Tout le monde sait que pourtant Israël n’a jamais cessé de bafouer cette résolution et que depuis sa création, c’est l’un des pays qui a le plus souvent bénéficié du veto d’un membre permanent du Conseil de Sécurité, le seul qui a toujours refusé d’appliquer les décisions de l’Assemblée Générale dont les plénipotentiaires ont été récemment traités d’imbéciles par son Premier Ministre à l’occasion du débat sur le transfert de l’ambassade américaine à Jérusalem jugé « nul et non avenu » par la grande majorité des votants (128 voix contre 9).     

Tout le monde sait que depuis la fin de la Deuxième Guerre Mondiale, Israël est le seul État qui ne s’est agrandi qu’en annexant des territoires conquis par les armes, ce qui est pourtant formellement condamné par la communauté internationale.

Tout le monde sait qu’Israël est le seul État qui pratique l’assassinat ciblé visant des populations civiles, dans les territoires occupés, à Gaza ou ailleurs dans le monde. Ces exécutions extra-judiciaires violent les lieux les plus saints et n’épargnent pas les personnes handicapées. Il y a exactement 14 ans, un missile israélien abattait, au sortir d’une mosquée où il venait d’effectuer la prière de l’aube, Cheikh Yassine, vieil homme aveugle, paraplégique depuis l’âge de 12 ans, et avec lui  9 spectateurs, car Israël  se soucie peu des dégâts collatéraux. A côté de ces meurtres spectaculaires, il y a ceux qui se font par des méthodes sophistiquées indétectables, comme ce fut probablement le cas de Yasser Arafat.

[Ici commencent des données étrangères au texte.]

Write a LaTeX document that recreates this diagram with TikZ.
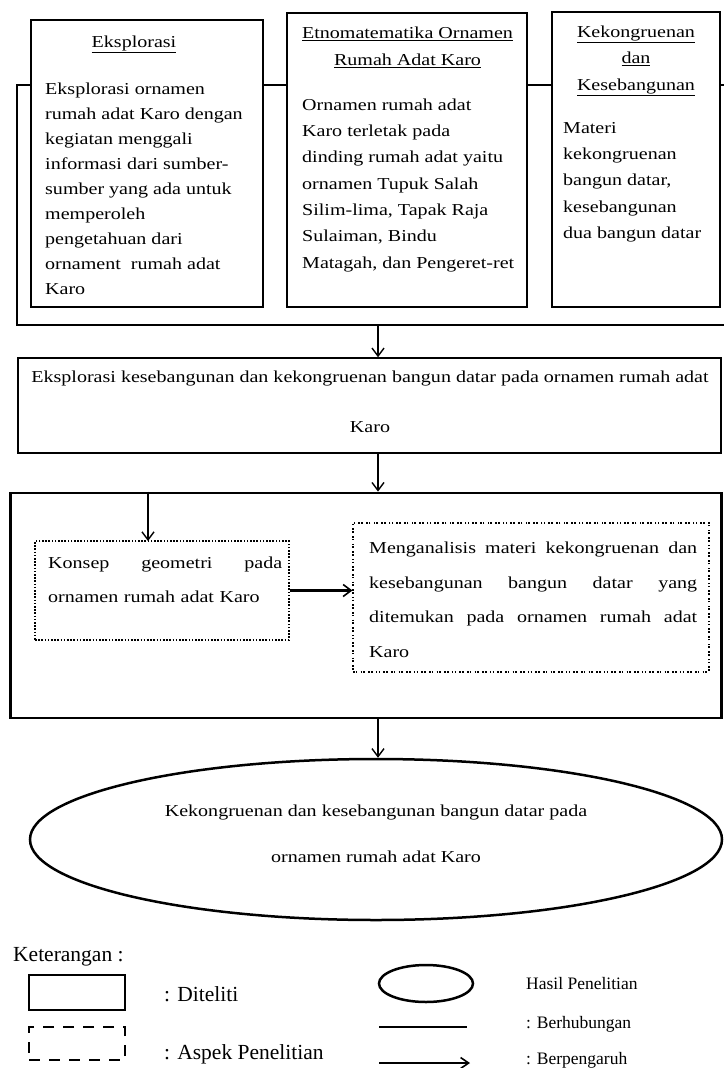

Le monde entier sait qu’Israël est le seul gouvernement qui pratique la punition collective qui permet de dynamiter une maison familiale sous prétexte que l’un de ses habitants est  responsable d’une agression ou d’un attentat. Les lois israéliennes permettent d’abattre impunément un mineur pour jet de pierres ou de condamner à  douze (12) ans de prison le jeune palestinien coupable d’une agression au couteau contre un soldat israélien.

la violence institutionnalisée

Israël est le seul pays au monde dans lequel les mineurs, tous détenus pour des motifs politiques, représentent un vingtième de la population carcérale, tout au moins dans les prisons réservées aux Palestiniens. C’est le seul pays où ils  sont jugés par des tribunaux  militaires, en l’absence de témoins, et l’UNICEF a reconnu qu’ils étaient victimes de mauvais traitements « institutionnalisés » par la justice militaire.  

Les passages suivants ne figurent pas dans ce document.